During the first part of the film, which Russell stages as a film-within-a-film being made by an HBO documentary crew, I felt at sea, as the images and characters come by in a hurlyburly. I can appreciate that this tactic was used in order to better express exposition, but I found it to have a distancing effect, and I had a sour taste in my mouth--I really did not like these people. It was only when the film calmed down and settled on Wahlberg and Adams (with Bale in jail) that I got into the groove. I was very impressed with Adams, who I've hoped would take on a role opposite her princesses and nuns, and she delivers with the foul-mouthed woman who takes a strong stance against the women in Wahlberg's family. I admired the character, and I admired the way Adams inhabited her.
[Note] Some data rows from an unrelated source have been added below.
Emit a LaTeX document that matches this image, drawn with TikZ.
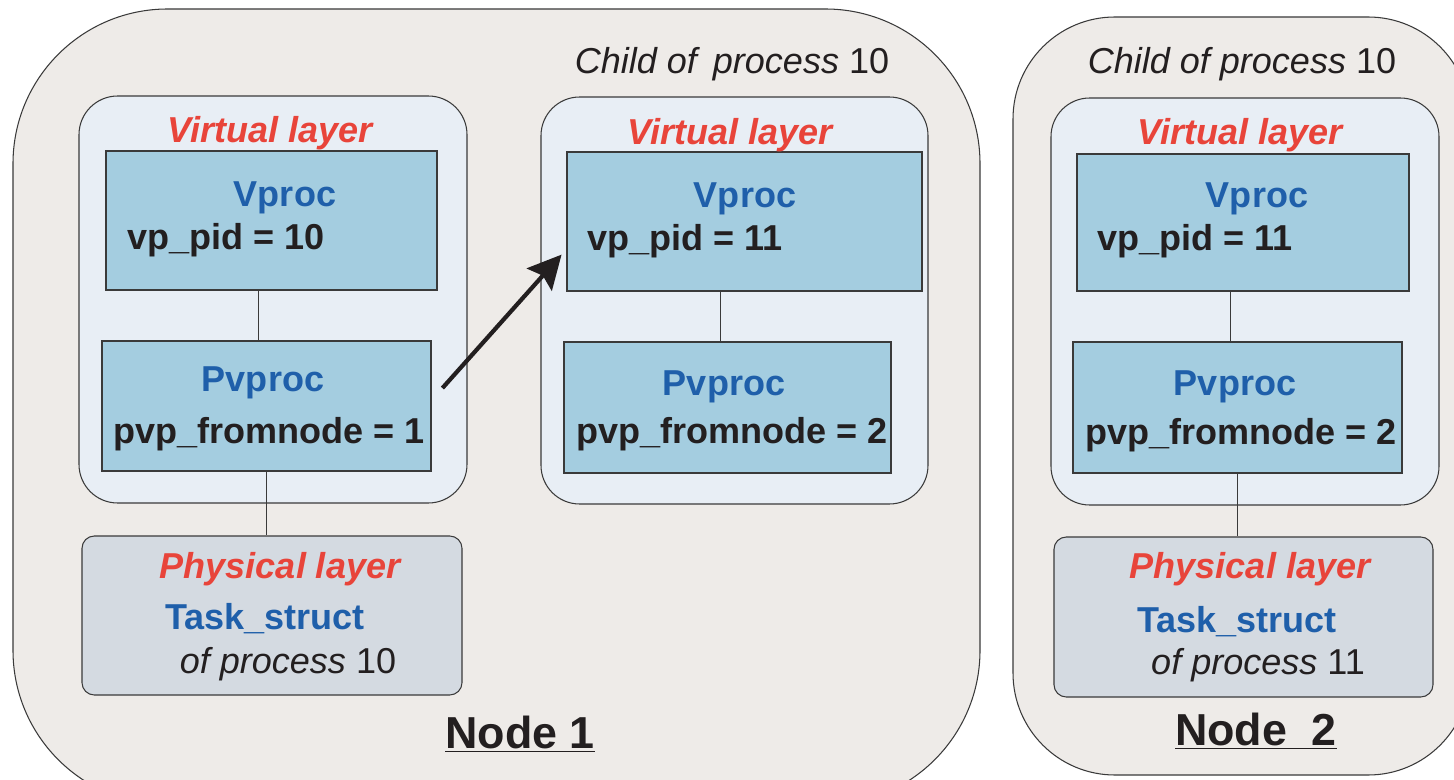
\documentclass[tikz,border=0pt]{standalone}
\usepackage{fontspec}
\setmainfont{Liberation Sans}
\usetikzlibrary{fit,arrows.meta}
\definecolor{outerfill}{HTML}{EEEBE8}
\definecolor{vlfill}{HTML}{E8EEF5}
\definecolor{procfill}{HTML}{A4CDE0}
\definecolor{physfill}{HTML}{D4DAE1}
\definecolor{redtxt}{HTML}{E8443A}
\definecolor{bluetxt}{HTML}{1F5FAA}
\definecolor{darktxt}{HTML}{231F20}
\definecolor{edge}{HTML}{3A3A3A}
\begin{document}
\begin{tikzpicture}[x=0.02cm,y=-0.02cm,
  outerbox/.style={draw=edge, line width=0.6pt, fill=outerfill, inner sep=0pt},
  vlbox/.style={draw=edge, line width=0.6pt, fill=vlfill, inner sep=0pt, rounded corners=22pt},
  procbox/.style={draw=edge, line width=0.6pt, fill=procfill, inner sep=0pt},
  physbox/.style={draw=edge, line width=0.6pt, fill=physfill, inner sep=0pt, rounded corners=7pt},
  txt/.style={font=\fontsize{20.5}{24}\selectfont, inner sep=0pt, anchor=base, text=darktxt},
  redlbl/.style={txt, font=\fontsize{20.5}{24}\selectfont\bfseries\itshape, text=redtxt},
  bluelbl/.style={txt, font=\fontsize{20.5}{24}\selectfont\bfseries, text=bluetxt},
  boldlbl/.style={txt, font=\fontsize{20.5}{24}\selectfont\bfseries},
  nodelbl/.style={txt, font=\fontsize{25.5}{30}\selectfont\bfseries},
  link/.style={draw=edge, line width=0.6pt},
  bigarrow/.style={draw=darktxt, line width=2.4pt, -{Stealth[length=19pt,width=19pt,inset=3pt]}}
]
\useasboundingbox (0,0) rectangle (1454,780);
\clip (0,0) rectangle (1454,780);
\fill[white] (0,0) rectangle (1454,780);

% outer nodes
\node[outerbox, rounded corners=88pt, fit={(13,9)(980,805)}] (N1) {};
\node[outerbox, rounded corners=58pt, fit={(1013,17)(1470,775)}] (N2) {};

% virtual layers
\node[vlbox, fit={(79,96)(467,503)}] (VL1) {};
\node[vlbox, fit={(541,97)(928,504)}] (VL2) {};
\node[vlbox, fit={(1051,98)(1439,505)}] (VL3) {};

% proc boxes
\node[procbox, fit={(106,151)(437,290)}] (V1) {};
\node[procbox, fit={(567,152)(922,291)}] (V2) {};
\node[procbox, fit={(1077,154)(1409,291)}] (V3) {};
\node[procbox, fit={(102,341)(431,471)}] (P1) {};
\node[procbox, fit={(564,342)(891,473)}] (P2) {};
\node[procbox, fit={(1073,342)(1402,473)}] (P3) {};

% physical layers
\node[physbox, fit={(82,536)(462,695)}] (PH1) {};
\node[physbox, fit={(1054,537)(1433,697)}] (PH3) {};

% connectors
\draw[link] ([xshift=-4.5pt]P1.north) -- ([xshift=-4.5pt]P1.north |- V1.south);
\draw[link] (P1.south) -- (P1.south |- PH1.north);
\draw[link] ([xshift=-4pt]P2.north) -- ([xshift=-4pt]P2.north |- V2.south);
\draw[link] ([xshift=-4pt]P3.north) -- ([xshift=-4pt]P3.north |- V3.south);
\draw[link] (P3.south) -- (P3.south |- PH3.north);
\draw[bigarrow] ([shift={(6.2pt,10.2pt)}]P1.east) -- ([shift={(-2.8pt,21pt)}]V2.south west);

% labels
\node[txt] (c1) at (732,74) {\itshape Child of\, process\upshape\ 10};
\node[txt] (c2) at (1242,74) {\itshape Child of process\upshape\ 10};

\node[redlbl] (vl1t) at (270,143) {Virtual layer};
\node[redlbl] (vl2t) at (730,145) {Virtual layer};
\node[redlbl] (vl3t) at (1240,145) {Virtual layer};

\node[bluelbl] (v1t) at (285,207) {Vproc};
\node[bluelbl] (v2t) at (745,208) {Vproc};
\node[bluelbl] (v3t) at (1257,208) {Vproc};
\node[boldlbl, anchor=base west] (v1p) at (127,250) {vp\_pid = 10};
\node[boldlbl, anchor=base west] (v2p) at (587,251) {vp\_pid = 11};
\node[boldlbl, anchor=base west] (v3p) at (1097,251) {vp\_pid = 11};

\node[bluelbl] (p1t) at (263,392) {Pvproc};
\node[bluelbl] (p2t) at (724,396) {Pvproc};
\node[bluelbl] (p3t) at (1235,396) {Pvproc};
\node[boldlbl] (p1f) at (269,443) {pvp\_fromnode = 1};
\node[boldlbl] (p2f) at (732,443) {pvp\_fromnode = 2};
\node[boldlbl] (p3f) at (1241,444) {pvp\_fromnode = 2};

\node[redlbl] (ph1t) at (280,578) {Physical layer};
\node[bluelbl] (ts1) at (265,629) {Task\_struct};
\node[txt] (op1) at (288,673) {\itshape of process\upshape\ 10};
\node[redlbl] (ph3t) at (1250,578) {Physical layer};
\node[bluelbl] (ts3) at (1237,632) {Task\_struct};
\node[txt] (op3) at (1258,674) {\itshape of process\upshape\ 11};

\node[nodelbl] (n1t) at (520,748) {\underline{Node 1}};
\node[nodelbl] (n2t) at (1256,745) {\underline{Node\hspace{0.55em}2}};
\end{tikzpicture}
\end{document}
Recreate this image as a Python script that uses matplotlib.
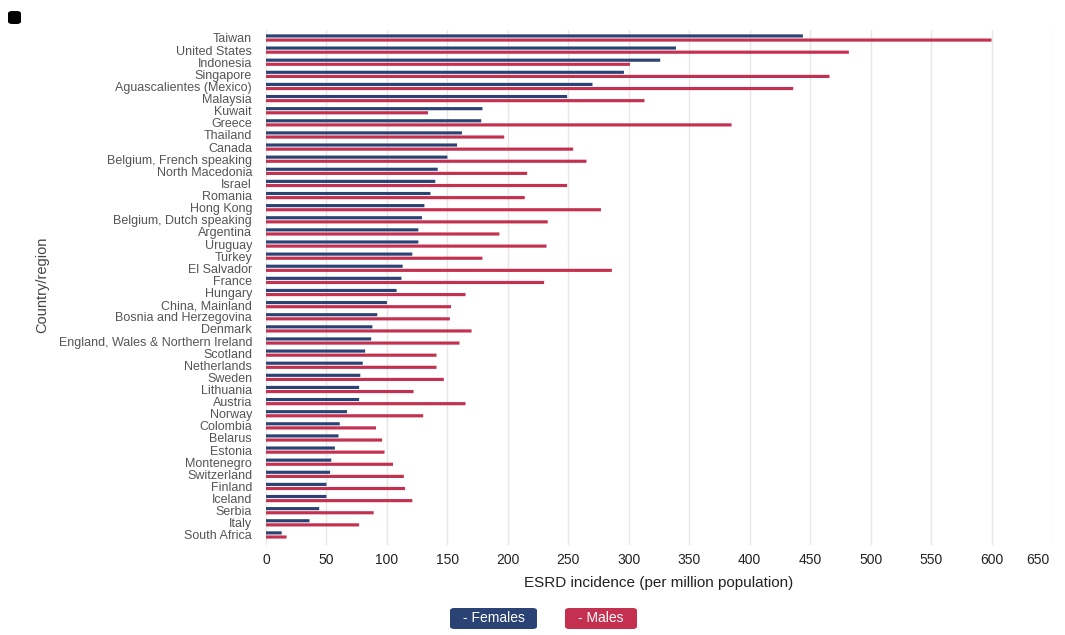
import numpy as np
import matplotlib
matplotlib.use("Agg")
import matplotlib.pyplot as plt
from matplotlib.patches import FancyBboxPatch
from matplotlib.transforms import ScaledTranslation

plt.rcParams['font.family'] = ['Liberation Sans', 'DejaVu Sans']

# ESRD incidence per million population, by sex
countries = [
    'Taiwan', 'United States', 'Indonesia', 'Singapore', 'Aguascalientes (Mexico)',
    'Malaysia', 'Kuwait', 'Greece', 'Thailand', 'Canada',
    'Belgium, French speaking', 'North Macedonia', 'Israel', 'Romania', 'Hong Kong',
    'Belgium, Dutch speaking', 'Argentina', 'Uruguay', 'Turkey', 'El Salvador',
    'France', 'Hungary', 'China, Mainland', 'Bosnia and Herzegovina', 'Denmark',
    'England, Wales & Northern Ireland', 'Scotland', 'Netherlands', 'Sweden', 'Lithuania',
    'Austria', 'Norway', 'Colombia', 'Belarus', 'Estonia',
    'Montenegro', 'Switzerland', 'Finland', 'Iceland', 'Serbia',
    'Italy', 'South Africa',
]
females = [
    444, 339, 326, 296, 270,
    249, 179, 178, 162, 158,
    150, 142, 140, 136, 131,
    129, 126, 126, 121, 113,
    112, 108, 100, 92, 88,
    87, 82, 80, 78, 77,
    77, 67, 61, 60, 57,
    54, 53, 50, 50, 44,
    36, 13,
]
males = [
    600, 482, 301, 466, 436,
    313, 134, 385, 197, 254,
    265, 216, 249, 214, 277,
    233, 193, 232, 179, 286,
    230, 165, 153, 152, 170,
    160, 141, 141, 147, 122,
    165, 130, 91, 96, 98,
    105, 114, 115, 121, 89,
    77, 17,
]

col_f = '#2b4275'
col_m = '#c4304f'

fig = plt.figure(figsize=(10.65, 6.35), dpi=100)
ax = fig.add_axes([266 / 1065, 1 - 545 / 635, (1052 - 266) / 1065, 515 / 635])

y = np.arange(len(countries))
bh = 0.26
off = 0.17
# snap=False keeps every bar the same (anti-aliased) thickness
ax.barh(y - off, females, height=bh, color=col_f, zorder=3, snap=False)
ax.barh(y + off, males, height=bh, color=col_m, zorder=3, snap=False)

ax.set_xlim(0, 650)
ax.set_ylim(41.83, -0.66)
ax.set_xticks(np.arange(0, 651, 50))
ax.set_yticks(y)
ax.set_yticklabels(countries, fontsize=9, color='#555555')
ax.tick_params(axis='x', labelsize=10, colors='#222222', length=0, pad=6)
ax.tick_params(axis='y', length=0, pad=10)
ax.grid(axis='x', color='#e6e6e6', linewidth=1, zorder=0)
for s in ax.spines.values():
    s.set_visible(False)

# last tick label sits a little inside the right edge
last = ax.get_xticklabels()[-1]
last.set_transform(last.get_transform() + ScaledTranslation(-0.14, 0, fig.dpi_scale_trans))

ax.set_xlabel('ESRD incidence (per million population)', fontsize=11, color='#222222', labelpad=6)
fig.text(42 / 1065, 1 - 285 / 635, 'Country/region', rotation=90, ha='center', va='center',
         fontsize=10.5, color='#444444')

# legend buttons
def button(x0, x1, color, label):
    y0, y1 = 1 - 629 / 635, 1 - 608 / 635
    fig.patches.append(FancyBboxPatch((x0 / 1065, y0), (x1 - x0) / 1065, y1 - y0,
                                      boxstyle='round,pad=0,rounding_size=0.004',
                                      transform=fig.transFigure, facecolor=color,
                                      edgecolor='none'))
    fig.text((x0 + x1) / 2 / 1065, (y0 + y1) / 2, label, ha='center', va='center',
             fontsize=10, color='white')

button(450, 537, col_f, '- Females')
button(565, 637, col_m, '- Males')

# menu marker, top-left
fig.patches.append(FancyBboxPatch((8 / 1065, 1 - 24 / 635), 13 / 1065, 13 / 635,
                                  boxstyle='round,pad=0,rounding_size=0.004',
                                  transform=fig.transFigure, facecolor='black',
                                  edgecolor='none'))

fig.savefig('out.png', dpi=100, facecolor='white')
The weakest character in the film is that of Micky. I don't blame Wahlberg, who seems right in the part (he shows off some great guns), but the script, which doesn't seem interested in him. We know Adams loves him, and we know he has an ex-wife who hates him, but we're not sure why. He just sort of floats through the movie, a cypher who is unable to break with his family. The antics of Bale, Leo, and the steely performance of Adams just leaves him in the dust.

The film also suffers from an uncomfortable shifting in tone. It's frequently very funny, such as the rough-and-tumble sass of the sisters, and Bale's repeated attempts to escape his mother by jumping out the window of a crackhouse into a garbage bin. But I didn't think they meshed well with what came before and after.

By the film's final act, though, when Bale's character turned a corner in his rehabilitation and made a selfless decision, the film began to grow on me. A scene set in prison, while he watches the movie made about him and finally figures out it's about crack addiction, is moving. The final boxing match, in which Wahlberg goes to London to fight for the title, was thrillingly presented. My only quibble is the superfluous use of boxing commentary by Jim Lampley and Larry Merchant--they were telling us nothing that we weren't already seeing.

The Fighter is solid entertainment, and has a gifted performance by Amy Adams, but I don't think it's a top-tier film. It will probably get a nomination for a Best Picture Oscar, but I don't think it's that good.